Adaletsizlik ahlaksızlığı getirir
Adaletsizlik medeniyeti mahveder” der İbn-i Haldun. Nitekim İslam dünyasında çöküş, hakların ve özgürlüklerin ihlal edilmesiyle başlar. İktidar ve güç odakları, en büyük erdem olan adaleti...
Adaletsizlik medeniyeti mahveder” der İbn-i Haldun. Nitekim İslam dünyasında çöküş, hakların ve özgürlüklerin ihlal edilmesiyle başlar. İktidar ve güç odakları, en büyük erdem olan adaleti, kendi çıkar ve ikballeri uğruna çiğneyerek, hem kendilerinin hem de milletlerinin yok oluşlarına zemin hazırlamışlardır. Asıl olanın yerini geçici olanın alması veya hakkın gerçekleşmesini sağlayacak olanın, kendisini, hakkın kendisi olarak dayatması, yasayı da eşitliği de özgürlükleri de yok eder.
Kendi amacını kendinde taşıyan adalet, bir şeyi ait olduğu yere koymaktır. Herkesin haklarını ve değerini bilme ve tanıma dürüstlüğüdür.
Adaletin zıttı zulümdür yani bir şeyi ait olmadığı yere koymak ve o şeyin hakkını ve değerini teslim etmemektir. Bunu ister dünyevi planda düşünelim, ister uhrevi alanda, zulüm, insani ve ahlaki olana yüz çevirmenin adıdır. Bir yerde adalet yoksa orada erdemden bahsedilemez. Zulmün olduğu yerde ise her türlü kötülük, her türlü ahlaksızlık yaşanır. Zulüm, insanı insanlıktan çıkartır.
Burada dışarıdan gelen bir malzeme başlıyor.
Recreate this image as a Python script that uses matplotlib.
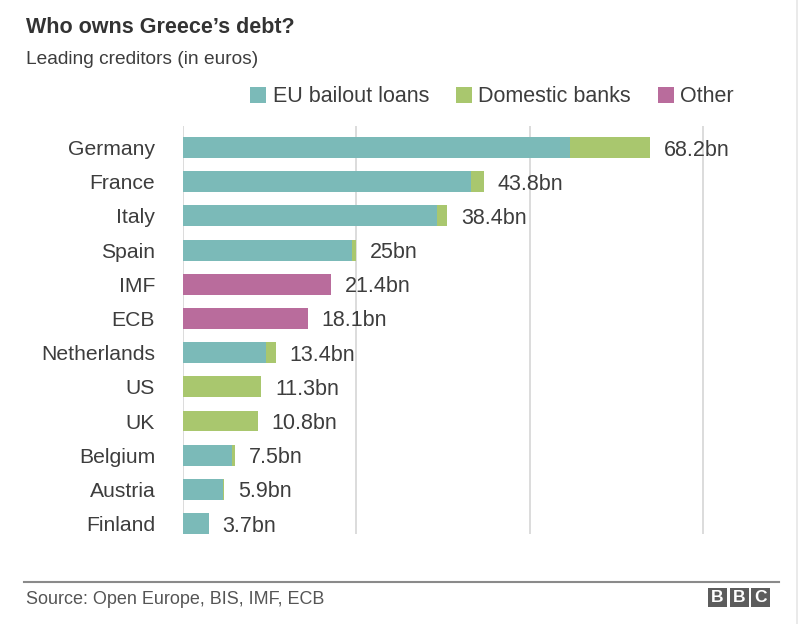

Haklar ve özgürlükler, adaletin olmazsa olmaz koşullarıdır. Zira nerede hak ve özgürlük ihlalleri söz konusu ise orada adalet arayışı başlar.
J.J. Rousseau, Toplum Sözleşmesi'nde şöyle der:
“Özgürlüğünden vazgeçmek, insan olma niteliğinden, insan haklarından, hatta ödevlerinden vazgeçmek demektir. Her şeyden vazgeçen insanın, hiçbir zararını karşılama olanağı yoktur. Böyle bir vazgeçme insanın yaradılışıyla uzlaşmaz. İnsanın isteminden her türlü özgürlüğü almak, davranışlarından her çeşit ahlak düşüncesini kaldırmak demektir.”